Information provided start

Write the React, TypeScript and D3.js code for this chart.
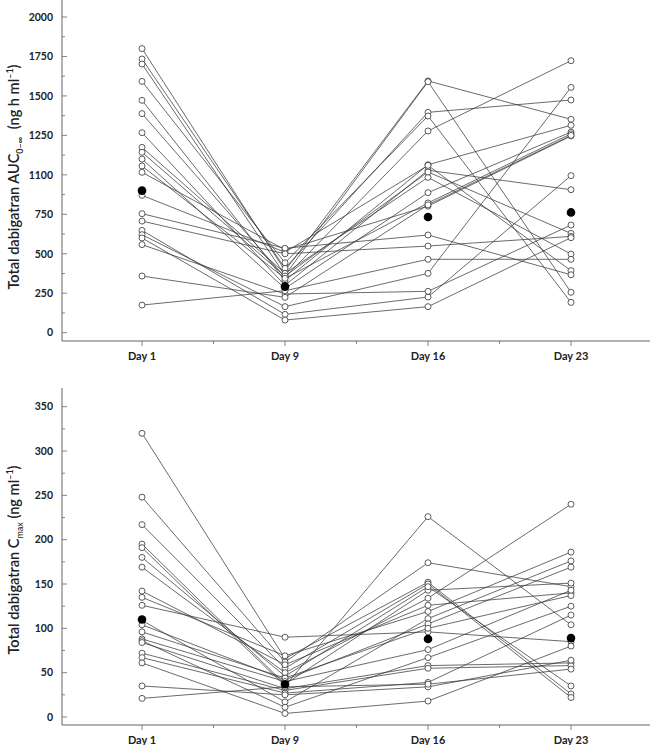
import React from "react";
import * as d3 from "d3";

const days = ["Day 1", "Day 9", "Day 16", "Day 23"];

// Total dabigatran AUC (ng h/ml), index = subject
const aucDay1 = [1800, 1734, 1702, 1592, 1472, 1388, 1267, 1174, 1143, 1100, 1056, 1016, 870, 754, 707, 648, 621, 600, 558, 359, 175];
const aucDay9 = [393, 408, 365, 443, 330, 350, 300, 376, 359, 280, 344, 525, 510, 535, 500, 116, 165, 80, 245, 224, 266];
const aucDay16 = [1595, 1396, 1590, 1373, 1064, 1278, 1029, 984, 1018, 887, 822, 802, 1060, 619, 549, 226, 376, 165, 262, 810, 465];
const aucDay23 = [1352, 1474, 256, 192, 1314, 1723, 906, 498, 629, 1271, 1260, 1246, 393, 367, 610, 995, 1554, 602, 682, 1250, 465];
const aucMean = [900, 292, 733, 762];
const aucTicks = [0, 250, 500, 750, 1000, 1250, 1500, 1750, 2000];
const aucTickLabels = ["0", "250", "500", "750", "1100", "1250", "1500", "1750", "2000"];

// Total dabigatran Cmax (ng/ml), index = subject
const cmaxDay1 = [320, 248, 217, 195, 191, 180, 169, 142, 135, 126, 109, 104, 96, 88, 86, 84, 72, 67, 61, 35, 21];
const cmaxDay9 = [66, 62, 55, 37, 35, 46, 50, 59, 69, 90, 17, 42, 44, 40, 11, 32, 30, 27, 4, 25, 34];
const cmaxDay16 = [152, 174, 150, 143, 226, 147, 134, 126, 119, 96, 111, 105, 100, 76, 67, 58, 55, 39, 18, 34, 37];
const cmaxDay23 = [26, 147, 22, 151, 104, 35, 240, 140, 186, 85, 176, 169, 137, 143, 125, 61, 58, 115, 80, 64, 54];
const cmaxMean = [110, 37, 88, 89];
const cmaxTicks = [0, 50, 100, 150, 200, 250, 300, 350];
const cmaxTickLabels = ["0", "50", "100", "150", "200", "250", "300", "350"];

const FONT = "Lato, 'DejaVu Sans', sans-serif";
const AXIS = "#666";
const LINE = "#3a3a3a";

type PanelProps = {
  series: number[][];
  mean: number[];
  ticks: number[];
  tickLabels: string[];
  minorStep: number;
  y0: number; // pixel of value 0
  yTopVal: number;
  yTopPx: number;
  axisTop: number;
  axisBottom: number;
  title: React.ReactNode;
  titleY: number;
};

function Panel(p: PanelProps) {
  const x = d3.scaleLinear().domain([0, 3]).range([142, 571]);
  const y = d3.scaleLinear().domain([0, p.yTopVal]).range([p.y0, p.yTopPx]);
  const axisX = 62;
  const nSubj = p.series[0].length;
  const subjects = d3.range(nSubj).map((i) => p.series.map((s) => s[i]));
  const line = d3
    .line<number>()
    .x((_, i) => x(i))
    .y((v) => y(v));
  const maxV = y.invert(p.axisTop);
  const minor = d3
    .range(p.minorStep, maxV, p.minorStep * 2)
    .filter((v) => y(v) > p.axisTop + 1);
  const xMinor = [0.5, 1.5, 2.5];
  return (
    <g>
      {/* axes */}
      <line x1={axisX} x2={axisX} y1={p.axisTop} y2={p.axisBottom} stroke={AXIS} strokeWidth={1} />
      <line x1={axisX} x2={650} y1={p.axisBottom} y2={p.axisBottom} stroke={AXIS} strokeWidth={1} />
      {p.ticks.map((t, i) => (
        <g key={"yt" + t}>
          <line x1={axisX} x2={axisX + 5} y1={y(t)} y2={y(t)} stroke={AXIS} strokeWidth={0.8} />
          <text
            x={53}
            y={y(t)}
            dy="0.36em"
            textAnchor="end"
            fontFamily={FONT}
            fontWeight={700}
            fontSize={10.5}
            fill="#222"
          >
            {p.tickLabels[i]}
          </text>
        </g>
      ))}
      {minor.map((t) => (
        <line key={"ym" + t} x1={axisX} x2={axisX + 3} y1={y(t)} y2={y(t)} stroke={AXIS} strokeWidth={0.8} />
      ))}
      {days.map((d, i) => (
        <g key={d}>
          <line x1={x(i)} x2={x(i)} y1={p.axisBottom} y2={p.axisBottom + 5} stroke={AXIS} strokeWidth={0.8} />
          <text
            x={x(i)}
            y={p.axisBottom + 19}
            textAnchor="middle"
            fontFamily={FONT}
            fontWeight={700}
            fontSize={11}
            fill="#222"
          >
            {d}
          </text>
        </g>
      ))}
      {xMinor.map((m) => (
        <line key={"xm" + m} x1={x(m)} x2={x(m)} y1={p.axisBottom} y2={p.axisBottom + 3} stroke={AXIS} strokeWidth={0.8} />
      ))}
      {/* subject lines */}
      {subjects.map((s, i) => (
        <path key={"l" + i} d={line(s) || ""} fill="none" stroke={LINE} strokeWidth={0.75} />
      ))}
      {subjects.map((s, i) =>
        s.map((v, j) => (
          <circle key={"c" + i + "-" + j} cx={x(j)} cy={y(v)} r={3} fill="#fff" stroke="#333" strokeWidth={0.8} />
        ))
      )}
      {p.mean.map((v, j) => (
        <circle key={"m" + j} cx={x(j)} cy={y(v)} r={4.3} fill="#000" />
      ))}
      <text
        transform={`translate(19, ${p.titleY}) rotate(-90)`}
        textAnchor="middle"
        fontFamily={FONT}
        fontSize={14.5}
        fontWeight={600}
        fill="#222"
      >
        {p.title}
      </text>
    </g>
  );
}

export default function App() {
  return (
    <svg
      width={650}
      height={745}
      style={{ position: "absolute", left: 0, top: 0, background: "#fff" }}
    >
      <rect width={650} height={745} fill="#fff" />
      <Panel
        series={[aucDay1, aucDay9, aucDay16, aucDay23]}
        mean={aucMean}
        ticks={aucTicks}
        tickLabels={aucTickLabels}
        minorStep={125}
        y0={332.7}
        yTopVal={2000}
        yTopPx={17}
        axisTop={0}
        axisBottom={341}
        titleY={177}
        title={
          <>
            <tspan>Total dabigatran AUC</tspan>
            <tspan fontSize={9} dy={4}>0–∞</tspan>
            <tspan dy={-4}>{"\u00a0\u00a0(ng h ml"}</tspan>
            <tspan fontSize={9} dy={-6}>–1</tspan>
            <tspan dy={6}>)</tspan>
          </>
        }
      />
      <Panel
        series={[cmaxDay1, cmaxDay9, cmaxDay16, cmaxDay23]}
        mean={cmaxMean}
        ticks={cmaxTicks}
        tickLabels={cmaxTickLabels}
        minorStep={25}
        y0={717}
        yTopVal={350}
        yTopPx={406.7}
        axisTop={388}
        axisBottom={725}
        titleY={560}
        title={
          <>
            <tspan>Total dabigatran C</tspan>
            <tspan fontSize={9} dy={4} fontWeight={400}>max</tspan>
            <tspan dy={-4}>{"\u00a0(ng ml"}</tspan>
            <tspan fontSize={9} dy={-6}>–1</tspan>
            <tspan dy={6}>)</tspan>
          </>
        }
      />
    </svg>
  );
}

Information provided end

# Short exercise:
Return each line that includes "React".

# Response to the task:
Write the React, TypeScript and D3.js code for this chart.
import React from "react";
  title: React.ReactNode;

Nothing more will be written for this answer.